Читать «“Первая любовь”: позиционирование субъекта в либертинаже Тургенева» онлайн - страница 42

Эдуард Вадимович Надточий

Интересна же эта соединённость поражения от женщины и поражения от Природы. Находясь в горизонте эроса, в горизонте обладания сущим с позиции свободно волящего субъекта, невозможно войти с Другим в положительные отношения. Он предстаёт только как разрушительная сила ничто, отождествиться с которой либертин, находящийся на трансгрессивной границе превосхождения конечного, может, только обратив силу ничто в силу самоуничтожения. Тем самым он выходит, правда, из столь ценимого им состояния апатии. Остаться в состоянии либертинской апатии и полюбить женщину, т. е. отнестись к ней как другому, в модусе Агапэ — предприятие заведомо невозможное. Это едва ли не главный лейтмотив тургеневского творчества. Но женщина — лишь профиль великого Другого, которым для Тургенева является Природа. Не случайно в одной из сцен “Первой любви” подросток видит во тьме, на фоне полыхающих зарниц, лицо любимой девушки. Ему, оставленному без спасительной активности света, на миг открывается нечто большее и куда более грозное: развёрнутое в фас, лицом к лицу, Другое оказывается ликом Природы, проступающим сквозь черты женщины, сквозь разворачиваемый женский профиль.

Отношение к другому как к ничто, в модусе эротического обладания, возвращается к волящему субъекту сквозь прорехи в схваченности сущего как сила Смерти, как непобедимый им абсолютный Другой. Природа, с которой сорваны цепи “закономерностей”, предстаёт силой смерти. Женщина действительно оказывается Пандорой, не сумев овладеть которой, либертин оказывается во власти сил, сметающих высвобожденным природным вихрем его либертинское существо с лица земли. Сила первой любви, любви — агапэ, высвобожденная либертином против своей воли, но в согласии со своим бездонным самолюбием, прорастает как лик смерти.
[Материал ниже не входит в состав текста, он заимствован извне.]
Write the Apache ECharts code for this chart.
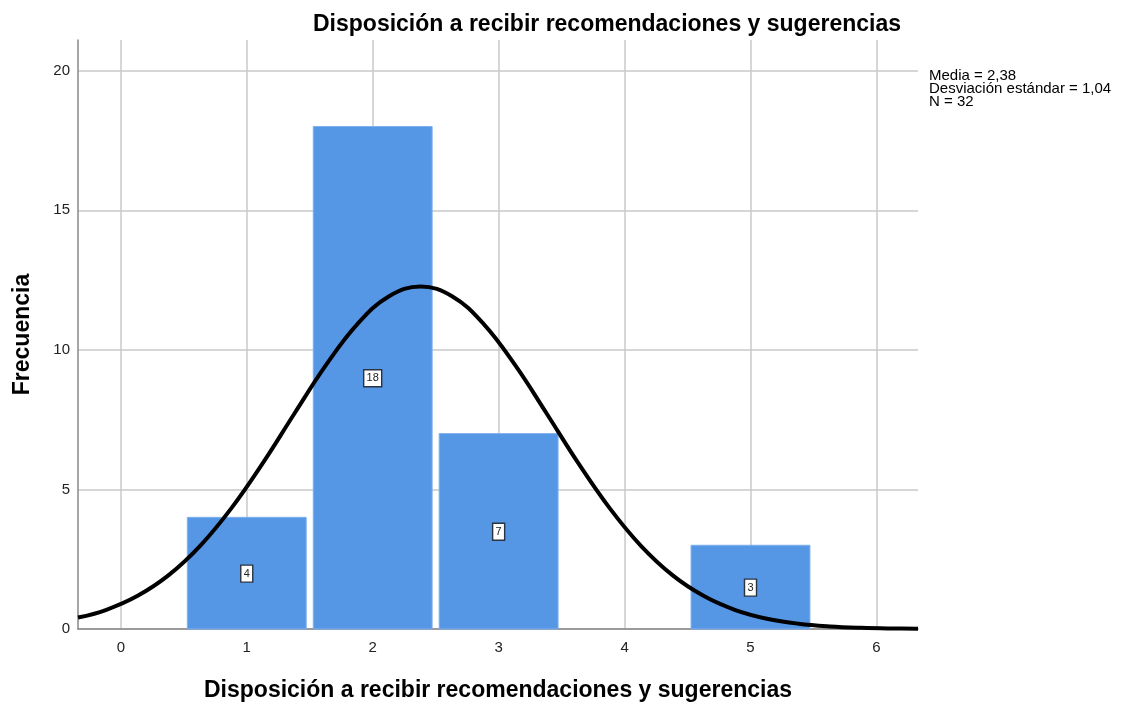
<!DOCTYPE html>
<html><head><meta charset="utf-8">
<script src="https://cdn.jsdelivr.net/npm/echarts@6/dist/echarts.min.js"></script>
<style>html,body{margin:0;padding:0;background:#fff}#c{width:1129px;height:707px}</style>
</head><body><div id="c"></div>
<script>
const binCenters = [1, 2, 3, 5];
const frequencies = [4, 18, 7, 3];
const curveX = [-0.34, -0.12, 0.13, 0.38, 0.63, 0.88, 1.13, 1.38, 1.63, 1.88, 2.13, 2.38, 2.63, 2.88, 3.13, 3.38, 3.63, 3.88, 4.13, 4.38, 4.63, 4.88, 5.13, 5.38, 5.63, 5.88, 6.13, 6.33];
const curveY = [0.41, 0.68, 1.18, 1.93, 2.98, 4.34, 5.96, 7.73, 9.46, 10.93, 11.92, 12.27, 11.92, 10.93, 9.46, 7.73, 5.96, 4.34, 2.98, 1.93, 1.18, 0.68, 0.37, 0.19, 0.093, 0.043, 0.018, 0.009];
const xTicks = [0, 1, 2, 3, 4, 5, 6];
const yTicks = [0, 5, 10, 15, 20];
const statsLines = ['Media = 2,38', 'Desviación estándar = 1,04', 'N = 32'];
const titleText = 'Disposición a recibir recomendaciones y sugerencias';
const xName = 'Disposición a recibir recomendaciones y sugerencias';
const yName = 'Frecuencia';

const FONT = '"Liberation Sans", Arial, sans-serif';
const chart = echarts.init(document.getElementById('c'), null, {renderer: 'canvas'});
const barData = binCenters.map((x, i) => [x, frequencies[i]]);
const curveData = curveX.map((x, i) => [x, curveY[i]]);

chart.setOption({
  animation: false,
  backgroundColor: '#fff',
  title: {
    text: titleText, left: 308, top: 8,
    textStyle: {fontFamily: FONT, fontSize: 23, fontWeight: 'bold', color: '#000'}
  },
  graphic: [{
    type: 'text', left: 929, top: 68,
    style: {text: statsLines.join('\n'), font: '15px ' + FONT, fill: '#000', lineHeight: 13.3}
  }],
  grid: {left: 78, right: 211, top: 40, bottom: 67, containLabel: false},
  xAxis: {
    type: 'value', min: -0.34, max: 6.33,
    name: xName, nameLocation: 'middle', nameGap: 50,
    nameTextStyle: {fontFamily: FONT, fontSize: 23, fontWeight: 'bold', color: '#000'},
    axisLine: {show: true, onZero: false, lineStyle: {color: '#888', width: 1.5}},
    axisTick: {show: false, customValues: xTicks},
    axisLabel: {customValues: xTicks, fontFamily: FONT, fontSize: 15, color: '#222', margin: 11},
    splitLine: {show: true, lineStyle: {color: '#c8c8c8', width: 1.5}}
  },
  yAxis: {
    type: 'value', min: 0, max: 21.1,
    name: yName, nameLocation: 'middle', nameGap: 44,
    nameTextStyle: {fontFamily: FONT, fontSize: 23, fontWeight: 'bold', color: '#000'},
    axisLine: {show: true, onZero: false, lineStyle: {color: '#888', width: 1.5}},
    axisTick: {show: false, customValues: yTicks},
    axisLabel: {customValues: yTicks, fontFamily: FONT, fontSize: 15, color: '#222', margin: 8},
    splitLine: {show: true, lineStyle: {color: '#c8c8c8', width: 1.5}}
  },
  series: [
    {
      type: 'custom', data: barData, z: 2,
      renderItem: function (params, api) {
        const x = api.value(0), y = api.value(1);
        const p1 = api.coord([x - 0.472, y]);
        const p2 = api.coord([x + 0.472, 0]);
        const mid = api.coord([x, y / 2]);
        const label = String(y);
        const w = label.length > 1 ? 18 : 12;
        return {
          type: 'group',
          children: [
            {type: 'rect', shape: {x: p1[0], y: p1[1], width: p2[0] - p1[0], height: p2[1] - p1[1]},
             style: {fill: '#5596e5', stroke: '#7fb0ee', lineWidth: 1}},
            {type: 'rect', shape: {x: mid[0] - w / 2, y: mid[1] - 8, width: w, height: 17},
             style: {fill: '#fff', stroke: '#2a3440', lineWidth: 1.4}},
            {type: 'text', x: mid[0], y: mid[1] + 0.5,
             style: {text: label, font: '11px ' + FONT, fill: '#222', align: 'center', verticalAlign: 'middle'}}
          ]
        };
      }
    },
    {
      type: 'line', data: curveData, smooth: 0.4, showSymbol: false, z: 5,
      lineStyle: {color: '#000', width: 4}
    }
  ]
});
</script></body></html>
Эта единственная возможность встретиться с Другим как с маской Смерти замечательно показана в финале “Первой любви”:

Несколько дней спустя после того, как я узнал о смерти Зинаиды, я сам, по собственному неотразимому влечению, присутствовал при смерти одной бедной старушки, живей в одном с нами доме. Покрытая лохмотьями, на жёстких доска, с мешком под головою, она трудно и тяжело кончалась. Вся жизнь её прошла в горькой борьбе с ежедневною нуждою; не видела она радости, не вкушала мёда счастия — казалось, как бы ей не обрадоваться смерти, её свободе, её покою? А между тем пока её ветхое тело ещё упорствовало, пока грудь ещё мучительно вздымалась под налегшей на неё леденящей рукою, пока не покинули последние силы, — старушка всё крестилась и всё шептала: “Господи, отпусти мне грехи мои”, — и только с последней искрой сознания исчезло в её глазах выражение страха и ужаса кончины. И помню я, что тут, у одра этой бедной старушки, мне стало страшно за Зинаиду, и захотелось мне помолиться за неё, за отца — и за себя” (с. 75-76).